Exosomal MicroRNA Transfer Into Macrophages Mediates Cellular Postconditioning.

BACKGROUND: Cardiosphere-derived cells (CDCs) confer cardioprotection in acute myocardial infarction by distinctive macrophage (Mϕ) polarization. Here we demonstrate that CDC-secreted exosomes (CDC(exo)) recapitulate the cardioprotective effects of CDC therapy known as cellular postconditioning. METHODS: Rats and pigs underwent myocardial infarction induced by ischemia/reperfusion before intracoronary infusion of CDC(exo), inert fibroblast exosomes (Fb(exo); control), or vehicle. Two days later, infarct size was quantified. Macrophages were isolated from cardiac tissue or bone marrow for downstream analyses. RNA sequencing was used to determine exosome content and alterations in gene expression profiles in Mϕ. RESULTS: Administration of CDC(exo) but not Fb(exo) after reperfusion reduces infarct size in rat and pig models of myocardial infarction. Furthermore, CDC(exo) reduce the number of CD68+ Mϕ within infarcted tissue and modify the polarization state of Mϕ so as to mimic that induced by CDCs. CDC(exo) are enriched in several miRNAs (including miR-146a, miR-181b, and miR-126) relative to Fb(exo). Reverse pathway analysis of whole-transcriptome data from CDC(exo)-primed Mϕ implicated miR-181b as a significant (P=1.3x10(-21)) candidate mediator of CDC-induced Mϕ polarization, and PKCδ (protein kinase C δ) as a downstream target.
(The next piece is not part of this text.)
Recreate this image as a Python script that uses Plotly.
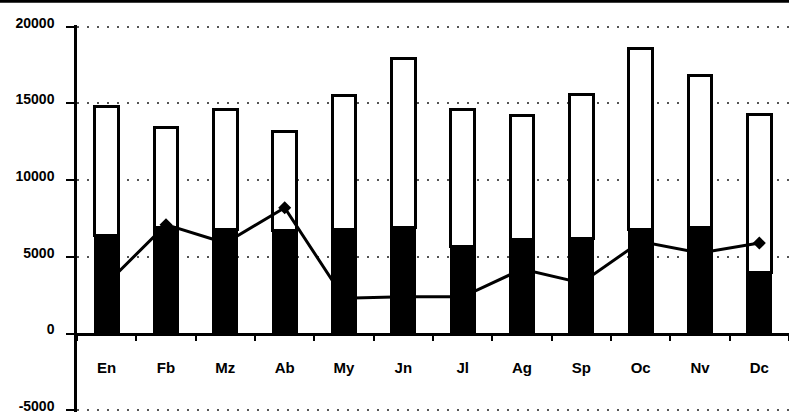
import plotly.graph_objects as go

months = ["En", "Fb", "Mz", "Ab", "My", "Jn", "Jl", "Ag", "Sp", "Oc", "Nv", "Dc"]
lower_values = [6400, 6900, 6800, 6750, 6800, 6900, 5700, 6100, 6200, 6800, 6900, 3950]
total_values = [14800, 13400, 14600, 13200, 15500, 17900, 14600, 14200, 15600, 18600, 16800, 14300]
line_values = [3250, 7100, 5900, 8200, 2300, 2400, 2400, 4200, 3300, 6000, 5250, 5900]
y_ticks = [-5000, 0, 5000, 10000, 15000, 20000]
y_tick_labels = ["-5000", "0", "5000", "10000", "15000", "20000"]

upper_values = [t - l for t, l in zip(total_values, lower_values)]

W, H = 789, 414
ymin, ymax = -5000, 20000
top_px, bottom_px = 27, 410          # pixel rows of 20000 and -5000
px_per_unit = (bottom_px - top_px) / (ymax - ymin)
pad_units = 110
pad_px = pad_units * px_per_unit
ml, mr = 77, 0
mt = top_px - pad_px
mb = H - bottom_px - pad_px
plot_w = W - ml - mr
plot_h = H - mt - mb

font_family = "Liberation Sans, Arial, sans-serif"

fig = go.Figure()
fig.add_trace(go.Bar(
    x=months, y=lower_values,
    marker=dict(color="black", line=dict(color="black", width=2)),
    showlegend=False, hoverinfo="skip",
))
fig.add_trace(go.Bar(
    x=months, y=upper_values,
    marker=dict(color="white", line=dict(color="black", width=3)),
    showlegend=False, hoverinfo="skip",
))
fig.add_trace(go.Scatter(
    x=months, y=line_values, mode="lines+markers",
    line=dict(color="black", width=3),
    marker=dict(symbol="diamond", size=10, color="black"),
    showlegend=False, hoverinfo="skip",
))

yr = [ymin - pad_units, ymax + pad_units]
zero_pos = (0 - yr[0]) / (yr[1] - yr[0])

fig.update_layout(
    width=W, height=H,
    margin=dict(l=ml, r=mr, t=mt, b=mb, pad=0),
    paper_bgcolor="white", plot_bgcolor="white",
    barmode="stack", bargap=0.6,
    font=dict(family=font_family, color="black"),
    xaxis=dict(
        type="category", range=[-0.5, len(months) - 0.5],
        anchor="free", position=zero_pos,
        showline=True, linecolor="black", linewidth=2.5,
        ticks="outside", tickson="boundaries", ticklen=6, tickwidth=2, tickcolor="black",
        ticklabelstandoff=20,
        tickfont=dict(size=15, weight="bold", family=font_family),
        showgrid=False, zeroline=False, automargin=False,
    ),
    yaxis=dict(
        range=yr,
        tickvals=y_ticks, ticktext=y_tick_labels,
        showline=True, linecolor="black", linewidth=2.5,
        ticks="outside", ticklen=8, tickwidth=2, tickcolor="black",
        ticklabelstandoff=9, ticklabelshift=-4, ticklabeloverflow="allow",
        tickfont=dict(size=14, weight="bold", family=font_family),
        showgrid=True, gridcolor="#555555", gridwidth=1.5, griddash="2px,8px",
        zeroline=False, automargin=False,
    ),
    shapes=[dict(
        type="line", xref="paper", yref="paper",
        x0=-ml / plot_w, x1=1.0,
        y0=1 + (mt - 1.5) / plot_h, y1=1 + (mt - 1.5) / plot_h,
        line=dict(color="black", width=3),
    )],
)

fig.write_html("out.html", config={"displayModeBar": False},
               post_script="document.body.style.margin='0';")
Otherwise inert Fb(exo) loaded selectively with miR-181b alter Mϕ phenotype and confer cardioprotective efficacy in a rat model of myocardial infarction. Adoptive transfer of PKCδ-suppressed Mϕ recapitulates cardioprotection. CONCLUSIONS: Our data support the hypothesis that exosomal transfer of miR-181b from CDCs into Mϕ reduces PKCδ transcript levels and underlies the cardioprotective effects of CDCs administered after reperfusion.